F-Secure, a security firm, has released their Mobile Threat Report for Q4 2012 and the trend is not surprising: Android has a bullseye on its back.
Accounting for a whopping 79% of 301 new malware discovered in 2012, Android is on top of the list when it comes to mobile operating system with most malware. iOS, the challenger to Android, sits at a measly 0.7% and likely wouldn’t even be on the list at all if it weren’t for cross-platform malware like FinSpy.
Does this mean Android is less secure than iOS? After all, both are very popular yet there aren’t as many malware for iOS. Right? Wrong. The reason for more Android malware than iOS malware is two-pronged:
- Firstly, Android is roughly 5x more popular than iOS globally; 75% vs 15% global marketshare is the rough breakdown. So while iOS does have a large chunk of the market, malware producers like to get the best “bang for their buck” and attacking the more popular platform is the obvious choice. Indeed, if you look at F-Secure’s report you will see Android accounted for only 11.25% of mobile malware in 2010 because it wasn’t as popular back then.
- Secondly, Android isn’t less secure per se but rather less locked down than iOS. Although there have been instances of malware apps found on Google Play Store, the biggest source of malware on Android is unofficial third-party app stores and pirated apps. You see whereas Apple locks down iOS and only allows people to install apps from Apple App Store (unless you jailbreak), Google does not restrict Android users to Play Store only. There is a feature in Android which you can enable (it is disabled by default, typically) that allows you to sideload (aka install) apps that aren’t from Play Store, which is why it is so easy to pirate apps on Android and there are so many unofficial third-party app stores.
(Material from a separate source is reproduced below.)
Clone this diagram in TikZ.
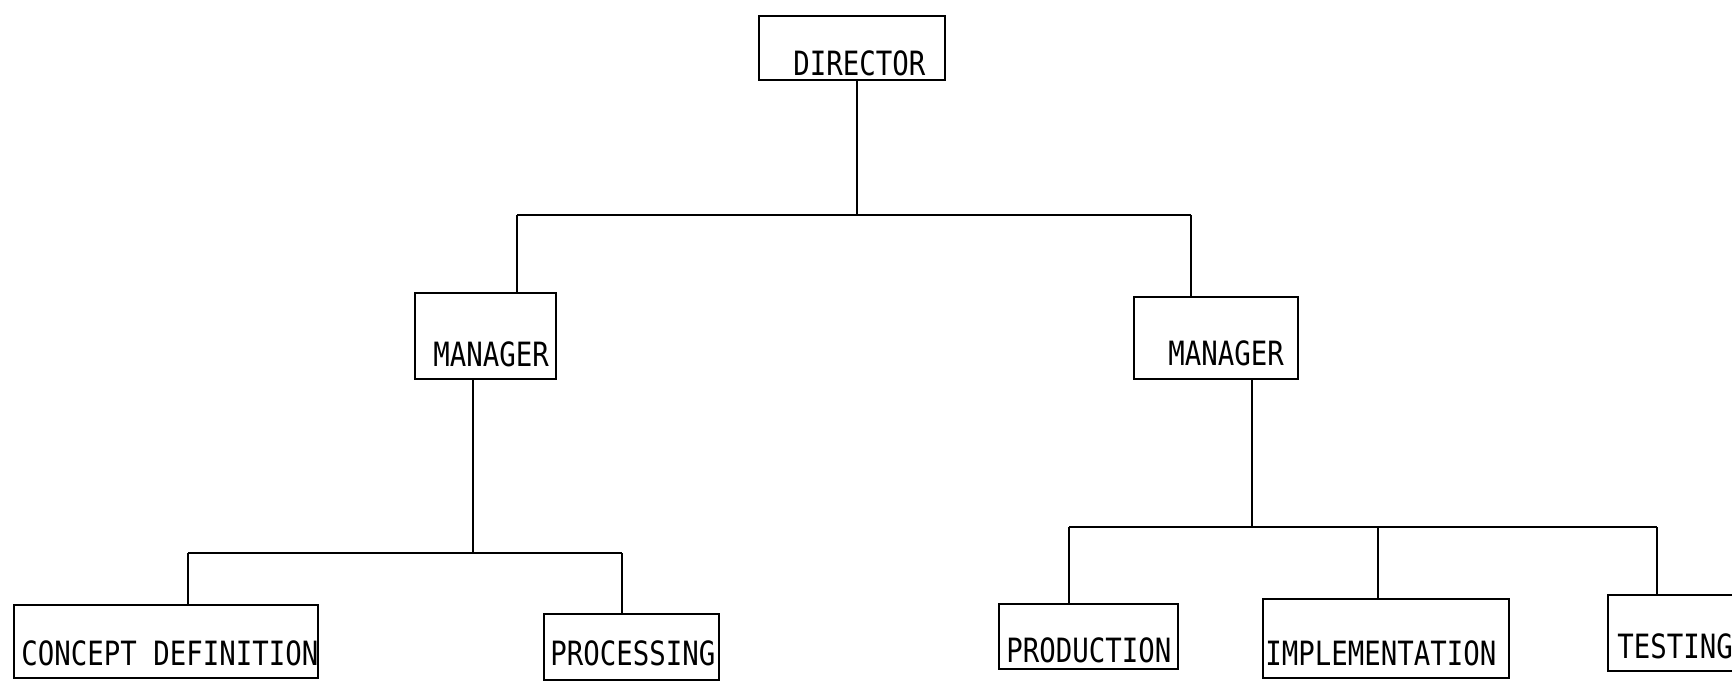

Because Android has a larger user base and it is easier to install non-Play Store apps on Android than on iOS, Android is an easier target for malware distributors. And if I know anything about hackers, it is that the vast majority are lazy in the sense that if a target is too hard to breach, they simply move onto the next one. In this case, Android has a softer underbelly than iOS.
Now, some may say: “Doesn’t that make iOS better?” It depends; it depends on your needs and wants. If you like the iPhone and the iPad and don’t mind only having access to apps Apple deems appropriate (which, frankly speaking, most people don’t have an issue with), then iOS is the better platform for you. However, if you prefer having a choice in what device to get (e.g. screen size, specifications, price, etc.) and don’t want to be shackled to one official app store, then Android is the clear winner. Just be sure to only download from trusted sources.
Also, as a parting note, it is important to put “mobile malware” into perspective. 301 new malware was discovered by F-Secure in 2012. Just 301. There are thousands of new malware discovered every year targeting desktop computers, notably Windows. While 301 new malware shouldn’t be written off as insignificant, it isn’t much cause for concern either. However, if mobile malware continues to grow at the pace it has for the past couple years, then there will be cause for concern very soon.